Ken Hagler, one of my fellow Tinderbox Weekenders in San Francisco last October, posted a link to a Common Dreams article by Thomas Hartmann, Hyping Terror for Fun, Profit — And Power, which reports on the Adam Curtis documentary aired by the BBC last October and November. Streaming video versions of The Power of Nightmares are available on line, as are transcripts. A larger screen version of the third program with better audio can be found on Alex Jones’ Prison Planet site.
The documentary is very well researched, as Hartmann noted, and makes one of the the best arguments against the nonsense the passes for mainstream political discourse these days. As Donny Trivette used to say, “Scare me, boy!”

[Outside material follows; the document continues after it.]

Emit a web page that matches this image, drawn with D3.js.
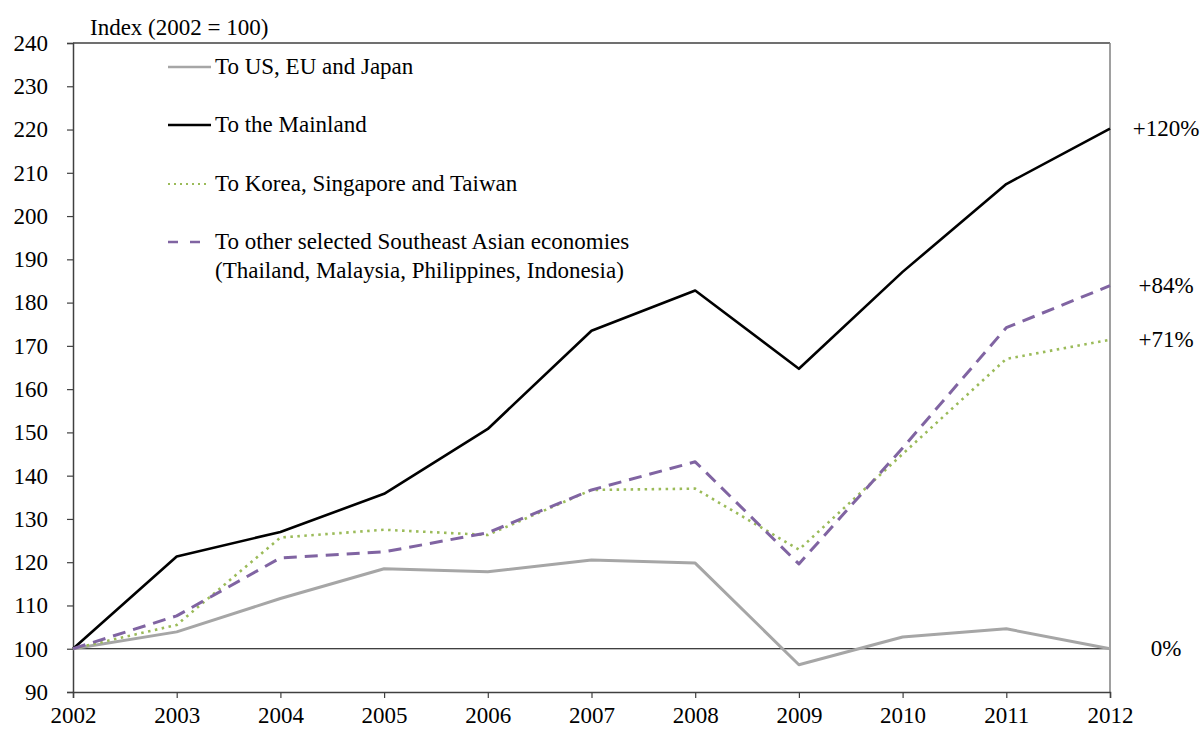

Jonathan Raban on “The Power of Nightmares”
Fast-moving, full of ingenious musical and cinematic puns, Curtis’s series is best watched as an epic political cartoon in the manner of Daumier or Ralph Steadman. It freely bends the facts to fit its vision, it distorts, it overcolors, it grossly—and entertainingly—simplifies, yet, as only a cartoon can, it captures an aspect of its subject that has so far escaped even the most skeptical observers of the war on terror.
Raban writes approvingly of the sober assessment in Stephen Flynn’s America the Vulnerable: How Our Government Is Failing to Protect Us from Terrorism, HarperCollins, 234 pp., $25.95.